# START OF DATA FOR THIS TASK

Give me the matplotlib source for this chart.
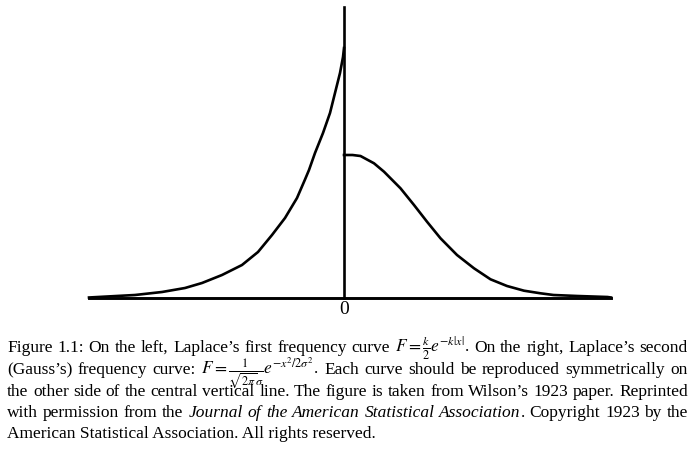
import matplotlib
matplotlib.use("Agg")
import matplotlib.pyplot as plt

plt.rcParams["font.family"] = ["Liberation Serif", "DejaVu Serif"]
plt.rcParams["mathtext.fontset"] = "stix"

# curves (x: distance from the centre line, y: height)
laplace_x = [-5.10, -4.92, -4.18, -3.64, -3.18, -2.84, -2.44, -2.04, -1.72, -1.44,
             -1.18, -0.94, -0.78, -0.70, -0.58, -0.42, -0.28, -0.18, -0.08, -0.02, 0.0]
laplace_y = [0.0, 0.005, 0.025, 0.055, 0.095, 0.145, 0.225, 0.325, 0.455, 0.625,
             0.795, 0.995, 1.18, 1.275, 1.445, 1.645, 1.845, 2.045, 2.245, 2.405, 2.495]
gauss_x = [0.0, 0.17, 0.33, 0.60, 0.80, 1.13, 1.40, 1.66, 1.93, 2.26, 2.60, 2.93,
           3.26, 3.60, 3.93, 4.19, 4.67, 5.27, 5.34]
gauss_y = [1.425, 1.425, 1.415, 1.342, 1.258, 1.092, 0.925, 0.758, 0.592, 0.425, 0.292,
           0.182, 0.115, 0.068, 0.042, 0.025, 0.015, 0.005, 0.0]
x_range = (-5.10, 5.34)
y_top = 2.905
centre_label = "0"

caption_lines = [
    r"Figure 1.1: On the left, Laplace’s first frequency curve $F=\frac{k}{2}e^{-k|x|}$. On the right, Laplace’s second",
    r"(Gauss’s) frequency curve: $F=\frac{1}{\sqrt{2\pi}\sigma}e^{-x^2/2\sigma^2}$. Each curve should be reproduced symmetrically on",
    "the other side of the central vertical line. The figure is taken from Wilson’s 1923 paper. Reprinted",
    "with permission from the *Journal* *of* *the* *American* *Statistical* *Association*. Copyright 1923 by the",
    "American Statistical Association. All rights reserved.",
]
caption_baselines = [352, 374, 395.5, 417, 438.5]

W, H = 691, 457
fig = plt.figure(figsize=(W / 100, H / 100), dpi=100)
ax = fig.add_axes([89 / W, (H - 297.5) / H, 522 / W, 290.5 / H])
ax.set_xlim(*x_range)
ax.set_ylim(0, y_top)
ax.axis("off")

lw = 1.9
ax.plot(laplace_x, laplace_y, color="black", lw=lw, solid_joinstyle="round", clip_on=False)
ax.plot(gauss_x, gauss_y, color="black", lw=lw, solid_joinstyle="round", clip_on=False)
ax.plot(x_range, [0, 0], color="black", lw=lw + 0.2, clip_on=False)
ax.plot([0, 0], [0, y_top], color="black", lw=lw, clip_on=False)
ax.text(0, -0.115, centre_label, ha="center", va="center", fontsize=14)

# justified caption
font_size = 12.5
left, right = 7, 688
renderer = fig.canvas.get_renderer()
for i, (line, base) in enumerate(zip(caption_lines, caption_baselines)):
    y = 1 - base / H
    if i == len(caption_lines) - 1:
        fig.text(left / W, y, line, fontsize=font_size, va="baseline", ha="left")
        continue
    words = []
    total = 0
    for word in line.split(" "):
        parts = []
        w = 0
        for k, seg in enumerate(word.split("*")):
            if not seg:
                continue
            t = fig.text(0, y, seg, fontsize=font_size, va="baseline", ha="left",
                         style="italic" if k % 2 else "normal")
            parts.append((t, w))
            w += t.get_window_extent(renderer).width
        words.append((parts, w))
        total += w
    gap = max((right - left - total) / (len(words) - 1), 2)
    x = left
    for parts, w in words:
        for t, off in parts:
            t.set_x((x + off) / W)
        x += w + gap

fig.savefig("out.png", dpi=100)
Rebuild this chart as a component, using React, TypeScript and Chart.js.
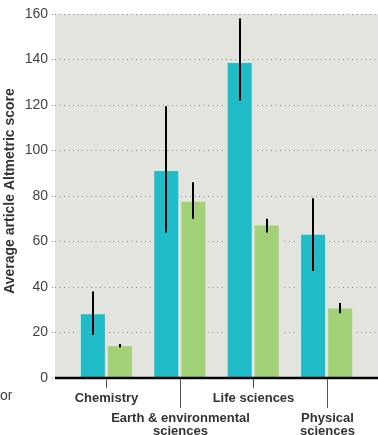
import React, { useEffect, useRef } from "react";
import { Chart, registerables } from "chart.js";

Chart.register(...registerables);

const categories = ["Chemistry", "Earth & environmental sciences", "Life sciences", "Physical sciences"];
const categoryLines = [["Chemistry"], ["Earth & environmental", "sciences"], ["Life sciences"], ["Physical", "sciences"]];
const labelLevels = [0, 1, 0, 1];

const seriesA = [28, 91, 138.5, 63];
const seriesALow = [19, 64, 122, 47];
const seriesAHigh = [38, 119.5, 158, 79];

const seriesB = [14, 77.5, 67, 30.5];
const seriesBLow = [13.5, 70, 64, 28.5];
const seriesBHigh = [15, 86, 70, 33];

const yTicks = [0, 20, 40, 60, 80, 100, 120, 140, 160];
const yTitle = "Average article Altmetric score";
const strayText = "or";

const TEAL = "#20bcc8";
const GREEN = "#a3d177";
const BG = "#e4e4df";
const FONT = "'Liberation Sans', Arial, sans-serif";

const lowHigh = [
  { low: seriesALow, high: seriesAHigh },
  { low: seriesBLow, high: seriesBHigh },
];

const customPlugin = {
  id: "customDraw",
  beforeDraw(chart: any) {
    const { ctx, chartArea: a } = chart;
    ctx.save();
    ctx.fillStyle = BG;
    ctx.fillRect(a.left, a.top, a.right - a.left, a.bottom - a.top);
    ctx.restore();
  },
  beforeDatasetsDraw(chart: any) {
    const { ctx } = chart;
    ctx.save();
    ctx.fillStyle = BG;
    chart.data.datasets.forEach((_: any, di: number) => {
      const meta = chart.getDatasetMeta(di);
      meta.data.forEach((bar: any) => {
        const { x, y, base, width } = bar.getProps(["x", "y", "base", "width"], true);
        ctx.fillRect(x - width / 2 - 3, y, width + 6, base - y);
      });
    });
    ctx.restore();
  },
  afterDatasetsDraw(chart: any) {
    const { ctx, chartArea: a, scales } = chart;
    const ys = scales.y;
    ctx.save();
    ctx.strokeStyle = "#000";
    ctx.lineWidth = 2;
    chart.data.datasets.forEach((_: any, di: number) => {
      const meta = chart.getDatasetMeta(di);
      meta.data.forEach((bar: any, i: number) => {
        const x = Math.round(bar.x);
        const y1 = ys.getPixelForValue(lowHigh[di].low[i]);
        const y2 = ys.getPixelForValue(lowHigh[di].high[i]);
        ctx.beginPath();
        ctx.moveTo(x, y1);
        ctx.lineTo(x, y2);
        ctx.stroke();
      });
    });
    ctx.lineWidth = 2.5;
    ctx.beginPath();
    ctx.moveTo(a.left, a.bottom);
    ctx.lineTo(a.right, a.bottom);
    ctx.stroke();
    ctx.restore();
  },
  afterDraw(chart: any) {
    const { ctx, chartArea: a, scales } = chart;
    const xs = scales.x;
    ctx.save();
    categoryLines.forEach((lines, i) => {
      const x = Math.round(xs.getPixelForValue(i)) + 0.5;
      const level = labelLevels[i];
      const tickEnd = level === 0 ? a.bottom + 10 : a.bottom + 30;
      ctx.strokeStyle = "#555";
      ctx.lineWidth = 1;
      ctx.beginPath();
      ctx.moveTo(x, a.bottom + 1);
      ctx.lineTo(x, tickEnd);
      ctx.stroke();
      ctx.fillStyle = "#333";
      ctx.font = `bold 13px ${FONT}`;
      ctx.textAlign = "center";
      ctx.textBaseline = "middle";
      const startY = level === 0 ? a.bottom + 20 : a.bottom + 40;
      lines.forEach((t, li) => {
        ctx.fillText(t, x, startY + li * 13);
      });
    });
    ctx.save();
    ctx.translate(10, 191);
    ctx.rotate(-Math.PI / 2);
    ctx.fillStyle = "#333";
    ctx.font = `bold 14px ${FONT}`;
    ctx.textAlign = "center";
    ctx.textBaseline = "middle";
    ctx.fillText(yTitle, 0, 0);
    ctx.restore();
    ctx.fillStyle = "#444";
    ctx.font = `14px ${FONT}`;
    ctx.textAlign = "left";
    ctx.textBaseline = "alphabetic";
    ctx.fillText(strayText, 0, 400);
    ctx.restore();
  },
};

export default function App() {
  const ref = useRef<HTMLCanvasElement | null>(null);
  useEffect(() => {
    if (!ref.current) return;
    const chart = new Chart(ref.current, {
      type: "bar",
      data: {
        labels: categories,
        datasets: [
          {
            label: "Series A",
            data: seriesA.map((v, i) => ({ x: i, y: v })),
            backgroundColor: TEAL,
            categoryPercentage: 0.736,
            barPercentage: 0.89,
          },
          {
            label: "Series B",
            data: seriesB.map((v, i) => ({ x: i, y: v })),
            backgroundColor: GREEN,
            categoryPercentage: 0.736,
            barPercentage: 0.89,
          },
        ] as any,
      },
      options: {
        responsive: false,
        animation: false,
        layout: { padding: { top: 14, bottom: 57, left: 0, right: 0 } },
        plugins: { legend: { display: false }, tooltip: { enabled: false } },
        scales: {
          x: {
            type: "linear",
            display: false,
            offset: false,
            bounds: "data",
            min: -0.7,
            max: 3.7,
            grid: { offset: false },
            afterBuildTicks: (s: any) => {
              s.ticks = categories.map((_, i) => ({ value: i }));
            },
          },
          y: {
            min: 0,
            max: 160,
            afterBuildTicks: (s: any) => {
              s.ticks = yTicks.map((v) => ({ value: v }));
            },
            afterFit: (s: any) => {
              s.width = 55;
            },
            ticks: {
              color: "#444",
              font: { family: FONT, size: 14 },
              padding: 4,
            },
            grid: {
              color: "#8a8a8a",
              lineWidth: 1,
              tickLength: 3,
              tickColor: "#8a8a8a",
              tickBorderDash: [1, 3.5],
            },
            border: { display: false, dash: [1, 3.5] },
          },
        },
      } as any,
      plugins: [customPlugin],
    });
    return () => chart.destroy();
  }, []);
  return (
    <div style={{ position: "fixed", left: 0, top: 0, width: 378, height: 435, background: "#fff" }}>
      <canvas ref={ref} width={378} height={435} style={{ display: "block" }} />
    </div>
  );
}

# END OF DATA FOR THIS TASK

STATED EXERCISE:
Across the entries, how many lines hold the word "matplotlib"? Say only the number.

THE RESULT:
4